What is Venture Capital?
Venture capital firms raise capital from Limited Partners, such as pension funds, endowments, and family offices, and then invest in early-stage, high-growth-potential companies in exchange for equity (i.e., ownership in those companies).
Then, they aim to grow these companies and eventually exit via acquisitions or initial public offerings (IPOs).
Most of these high-growth-potential companies are in technology and healthcare, but some VCs also invest in cleantech, retail, education, and other industries.
Since the risks are so high, VCs expect the majority of their investments to fail.
But if they find the next Google, Facebook, or Uber, they could earn exceptional overall returns even if 90% of their portfolio companies fail.
Why Venture Capital?
Venture capital is a “get rich slowly” job where the potential upside lies decades into the future.
Annual compensation is a significant discount to private equity compensation or investment banker salaries, so if “becoming wealthy ASAP” is your main life goal, cross venture capital off your list of possible careers.
Junior-level venture capital jobs rarely lead to Partner-track positions, so you will probably not work your way up into a senior role if you join after ~2 years of banking or consulting.
Deals are simpler than in IB or PE, there’s less financial modeling and number crunching, and you spend more time on “sourcing” (finding companies) and industry research.
So, there’s only one great reason to aim for junior-level VC roles: because you are extremely passionate about startups and you want to use the role to learn, build a network, and leverage it to win other startup-related roles in the future.
Fore more on this topic, please see our article on venture capital careers.
How to Get Into Venture Capital: Who Wins Interviews and Offers?
The three main entry points into venture capital are:
Pre-MBA: You graduated from university and then worked in investment banking, management consulting, or business development, sales, or product management at a startup for a few years.
Post-MBA: You did something to gain a background in tech, healthcare, or finance for a few years before business school (e.g., engineering or sales at an enterprise software company), and then you went to a top business school.
Senior Level / Operating Partner: You successfully founded and exited a startup, or you were a high-level executive (VP or C-level) at a large company that operates in an industry of interest to VCs.
We focus on the pre-MBA path here since you’re most likely in that category, but most of the tips here are relevant to the post-MBA path as well.
It’s very difficult to break into venture capital directly out of undergrad, and even if you have the background for it – i.e., you went to Stanford or Berkeley, majored in CS, and completed multiple startup and finance internships – it’s not necessarily a great idea to do it.
To be useful to a VC firm, you need some full-time, real-world experience and at least the beginnings of a professional network.
Venture capital internships during undergrad are more plausible and are often a useful way to win investment banking roles later on.
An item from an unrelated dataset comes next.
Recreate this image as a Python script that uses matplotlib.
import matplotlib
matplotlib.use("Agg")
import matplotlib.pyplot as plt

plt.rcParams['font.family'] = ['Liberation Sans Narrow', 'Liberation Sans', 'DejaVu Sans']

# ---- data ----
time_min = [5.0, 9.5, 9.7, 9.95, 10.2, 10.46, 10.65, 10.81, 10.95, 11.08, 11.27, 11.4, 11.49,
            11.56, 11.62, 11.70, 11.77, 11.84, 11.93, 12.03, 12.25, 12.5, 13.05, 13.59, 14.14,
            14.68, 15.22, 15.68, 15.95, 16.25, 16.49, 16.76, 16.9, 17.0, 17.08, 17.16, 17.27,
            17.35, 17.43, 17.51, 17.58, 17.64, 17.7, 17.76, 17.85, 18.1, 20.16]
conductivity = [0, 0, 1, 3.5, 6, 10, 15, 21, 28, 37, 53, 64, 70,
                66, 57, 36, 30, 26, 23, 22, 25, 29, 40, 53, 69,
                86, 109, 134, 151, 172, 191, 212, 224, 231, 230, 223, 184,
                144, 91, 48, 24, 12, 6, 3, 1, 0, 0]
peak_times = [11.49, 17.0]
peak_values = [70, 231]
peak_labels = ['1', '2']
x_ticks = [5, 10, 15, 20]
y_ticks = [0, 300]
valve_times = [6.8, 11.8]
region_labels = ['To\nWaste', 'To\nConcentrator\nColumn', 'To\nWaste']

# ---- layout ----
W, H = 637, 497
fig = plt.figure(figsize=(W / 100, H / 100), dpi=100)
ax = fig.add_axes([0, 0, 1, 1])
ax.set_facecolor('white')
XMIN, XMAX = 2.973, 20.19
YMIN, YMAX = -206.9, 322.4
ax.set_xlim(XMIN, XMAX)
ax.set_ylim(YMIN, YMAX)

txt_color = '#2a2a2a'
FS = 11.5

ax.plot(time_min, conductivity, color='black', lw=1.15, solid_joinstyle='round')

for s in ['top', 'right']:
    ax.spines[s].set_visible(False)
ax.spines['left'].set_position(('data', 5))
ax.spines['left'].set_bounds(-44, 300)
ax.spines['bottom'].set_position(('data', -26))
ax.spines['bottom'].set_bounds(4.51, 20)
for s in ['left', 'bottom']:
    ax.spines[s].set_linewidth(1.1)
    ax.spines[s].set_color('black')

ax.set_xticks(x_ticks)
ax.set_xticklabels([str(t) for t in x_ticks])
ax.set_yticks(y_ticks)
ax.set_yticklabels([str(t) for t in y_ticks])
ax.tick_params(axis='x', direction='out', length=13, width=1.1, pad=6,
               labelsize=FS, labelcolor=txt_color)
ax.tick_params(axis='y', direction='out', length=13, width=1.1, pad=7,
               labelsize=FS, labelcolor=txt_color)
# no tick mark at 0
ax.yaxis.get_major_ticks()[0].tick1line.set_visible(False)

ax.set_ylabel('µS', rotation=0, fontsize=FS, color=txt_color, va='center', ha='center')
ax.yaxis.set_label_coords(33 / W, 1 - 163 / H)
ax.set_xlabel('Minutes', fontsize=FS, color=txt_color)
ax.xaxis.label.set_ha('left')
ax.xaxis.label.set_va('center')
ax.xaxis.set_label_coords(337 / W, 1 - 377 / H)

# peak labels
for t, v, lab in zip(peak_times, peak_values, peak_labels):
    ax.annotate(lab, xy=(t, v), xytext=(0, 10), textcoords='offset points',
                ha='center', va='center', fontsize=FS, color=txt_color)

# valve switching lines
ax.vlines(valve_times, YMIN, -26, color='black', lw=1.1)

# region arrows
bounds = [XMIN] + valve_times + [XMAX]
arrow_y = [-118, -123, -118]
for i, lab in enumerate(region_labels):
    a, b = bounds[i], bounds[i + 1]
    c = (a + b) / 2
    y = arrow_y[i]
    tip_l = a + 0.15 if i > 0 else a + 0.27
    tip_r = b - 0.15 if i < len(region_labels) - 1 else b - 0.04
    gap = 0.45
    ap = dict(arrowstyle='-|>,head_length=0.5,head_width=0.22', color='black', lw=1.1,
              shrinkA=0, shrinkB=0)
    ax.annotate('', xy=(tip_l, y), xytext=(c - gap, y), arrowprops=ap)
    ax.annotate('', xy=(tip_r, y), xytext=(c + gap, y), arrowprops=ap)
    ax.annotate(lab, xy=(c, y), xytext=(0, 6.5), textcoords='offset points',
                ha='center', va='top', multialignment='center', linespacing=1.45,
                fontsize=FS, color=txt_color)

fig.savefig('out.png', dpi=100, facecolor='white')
It also tends to be difficult to move directly from a pure engineering role into VC because market and customer analysis matter more than coding prowess or technical skills.
Yes, we’ve featured readers who have done it, but it’s quite rare.
Management consultants may have a bit of an advantage over bankers, but it depends on their background: advising on HR policies for insurance firms is far less relevant than advising on strategy for tech companies.
Overall, pedigree and prestige still matter quite a bit for VC roles, and firms tend to favor candidates with brand-name firms and universities on their resumes.